Open cheekylions opened 3 years ago
This may help you out.
price = float(rs.robinhood.crypto.get_crypto_quote('DOGE').get('ask_price'))
shares = round(100.00/price, 0)
rs.robinhood.orders.order_sell_crypto_by_quantity('DOGE', shares)
Good Luck!
I appreciate that, but it wasn't really what my post is regarding. I'm sure someone will find your snippet incredibly useful though.
If you call get_crypto_positions () and look through the results, you'll see nested in the 'currency' key's value a dict with an 'increment' key. That value is the minimum quantity/coin increment for buy and sell orders through the api (oddly enough it's different on the app i.e. you can buy and sell fractional doge through it).
A couple share the same value, but otherwise they all have different minimum increments. I think the rounding method in the robin_stocks module worked in almost all cases simply by rounding off enough decimal places that the quantity ordered was always dividable by the minimum increment, except in the case of doge which has a minimum increment of 1.
I've been scootin my way around this for doge by dividing how much I want to buy or sell in usd by the current exchange price, rounding that result to an integer, then using one of the 'by quantity' variations of the ordering calls, rather than the 'by price' versions.
I've been doing some research on how Crypto Order pricing is managed by the Robinhood app and it seems each coin is limited to a different rounding.

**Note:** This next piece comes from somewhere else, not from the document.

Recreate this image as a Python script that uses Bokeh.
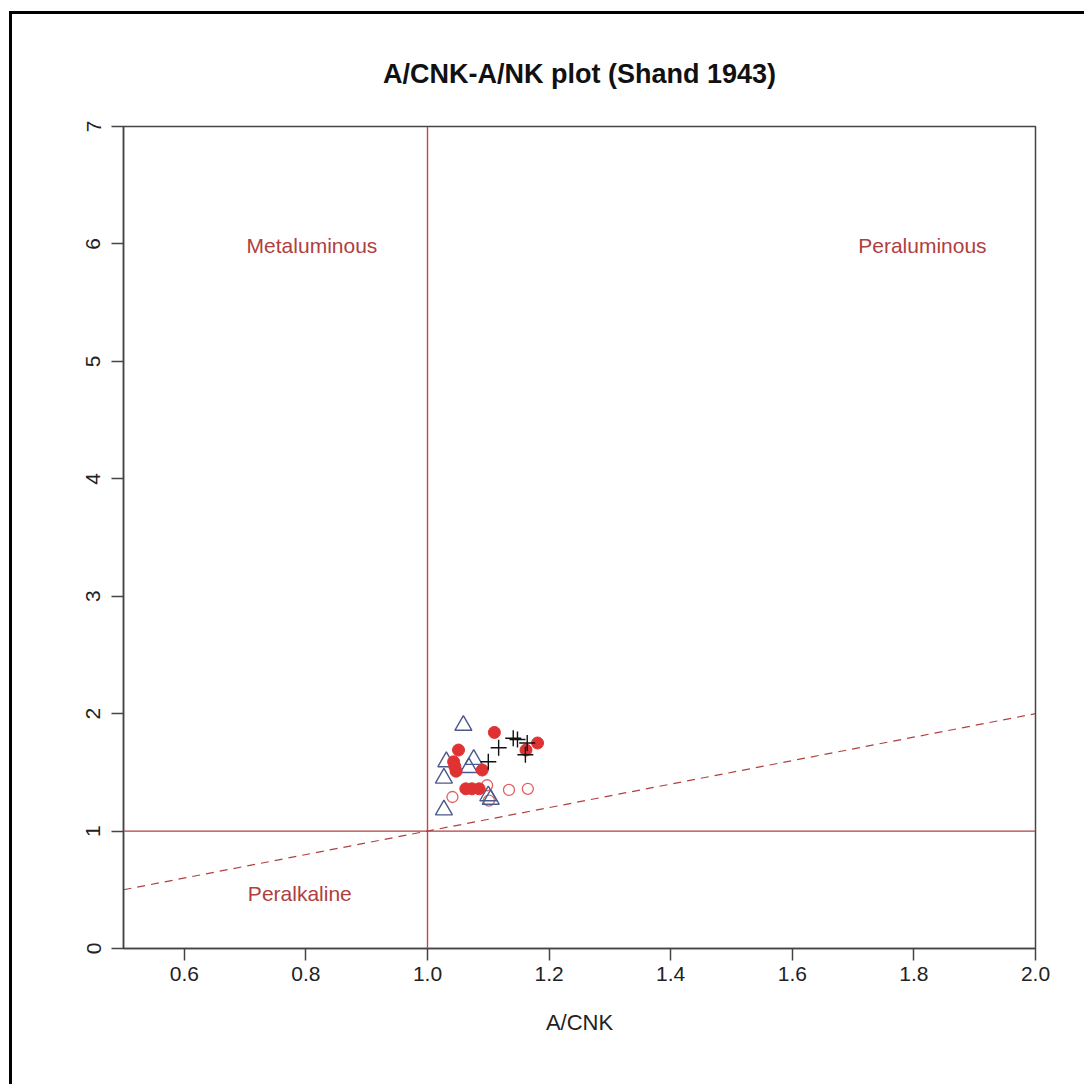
from bokeh.plotting import figure
from bokeh.models import Range1d, Span, FixedTicker, NumeralTickFormatter
from bokeh.core.properties import value
from bokeh.embed import file_html
from bokeh.resources import INLINE

# ---- data ----
tri_x = [1.059, 1.031, 1.027, 1.076, 1.068, 1.100, 1.104, 1.027]
tri_y = [1.90, 1.59, 1.45, 1.61, 1.54, 1.30, 1.27, 1.18]

dot_x = [1.110, 1.051, 1.043, 1.047, 1.090, 1.063, 1.073, 1.085, 1.181, 1.162, 1.045]
dot_y = [1.84, 1.69, 1.59, 1.51, 1.52, 1.36, 1.36, 1.36, 1.75, 1.69, 1.55]

plus_x = [1.117, 1.100, 1.141, 1.148, 1.164, 1.161]
plus_y = [1.71, 1.59, 1.79, 1.78, 1.75, 1.65]

circ_x = [1.041, 1.098, 1.134, 1.165, 1.101]
circ_y = [1.29, 1.39, 1.35, 1.36, 1.26]

line_x = [0.5, 2.0]
line_y = [0.5, 2.0]

region_names = ["Metaluminous", "Peraluminous", "Peralkaline"]
region_x = [0.81, 1.814, 0.79]
region_y = [5.99, 5.99, 0.47]

x_ticks = [0.6, 0.8, 1.0, 1.2, 1.4, 1.6, 1.8, 2.0]
y_ticks = [0, 1, 2, 3, 4, 5, 6, 7]

BROWN = "#b04040"
FONT = "Liberation Sans"

p = figure(
    width=1075, height=1073,
    frame_width=912, frame_height=822,
    min_border_left=111, min_border_top=112,
    min_border_right=52, min_border_bottom=139,
    x_range=Range1d(0.5, 2.0), y_range=Range1d(0, 7),
    output_backend="svg", toolbar_location=None,
    title="A/CNK-A/NK plot (Shand 1943)",
)
p.styles = {"border-left": "3px solid black", "border-top": "3px solid black",
            "margin-left": "9px", "margin-top": "11px"}

p.title.align = "center"
p.title.text_font = FONT
p.title.text_font_size = "27px"
p.title.text_font_style = "bold"
p.title.text_color = "#111111"
p.title.standoff = 76

p.grid.visible = False
p.outline_line_color = "#444444"
p.outline_line_width = 1.5
p.background_fill_color = "white"
p.border_fill_color = "white"

for ax in (p.xaxis[0], p.yaxis[0]):
    ax.axis_line_color = "#444444"
    ax.axis_line_width = 1.5
    ax.major_tick_line_color = "#444444"
    ax.major_tick_line_width = 1.5
    ax.major_tick_out = 12
    ax.major_tick_in = 0
    ax.minor_tick_line_color = None
    ax.major_label_text_font = FONT
    ax.major_label_text_font_size = "21px"
    ax.major_label_text_color = "#222222"

p.xaxis.ticker = FixedTicker(ticks=x_ticks)
p.xaxis.formatter = NumeralTickFormatter(format="0.0")
p.xaxis.major_label_standoff = 6
p.xaxis.axis_label = "A/CNK"
p.xaxis.axis_label_text_font = FONT
p.xaxis.axis_label_text_font_size = "22px"
p.xaxis.axis_label_text_font_style = "normal"
p.xaxis.axis_label_text_color = "#222222"
p.xaxis.axis_label_standoff = 26

p.yaxis.ticker = FixedTicker(ticks=y_ticks)
p.yaxis.major_label_orientation = "vertical"
p.yaxis.major_label_standoff = 11

# reference lines
p.add_layout(Span(location=1.0, dimension="height", line_color="#c04848", line_width=1.4))
p.add_layout(Span(location=1.0, dimension="width", line_color=BROWN, line_width=1.3))
p.line(line_x, line_y, line_color=BROWN, line_width=1.2, line_dash="8 6")

# region labels
p.text(region_x, region_y, text=region_names, text_color=BROWN,
       text_font=value(FONT), text_font_size="21px",
       text_align="center", text_baseline="middle")

# data
p.scatter(circ_x, circ_y, marker="circle", size=11, fill_color=None,
          line_color="#e06060", line_width=1.3)
p.scatter(tri_x, tri_y, marker="triangle", size=17, fill_color=None,
          line_color="#4a5a8c", line_width=1.4)
p.scatter(dot_x, dot_y, marker="circle", size=12, fill_color="#e03232",
          line_color="#e03232")
p.scatter(plus_x, plus_y, marker="cross", size=16, line_color="#111111",
          line_width=1.4)

open("out.html", "w").write(file_html(p, INLINE))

ETC, for example, limits to somewhere near 0.01 (though the Minimum price is often rounded up or down) and ETH limits to 0.0001. There's no obvious link to price in the way this works, as coins with low value sometimes have a shorter rounding and coins with higher value sometimes have a shorter rounding. DOGE is special in that it doesn't offer any fractional buying.
It would seem to me that the best way to handle these inexplicable differences would be to create a dictionary of known coins and their rounding limits and build that into the rounding algorithm. This isn't unwieldy at the moment. I have a list now of the coins and their rounding limits as of now -- but will that change in the future?
I'm just a nerd with a Python problem. Sorry if this isn't the right place to have this discussion.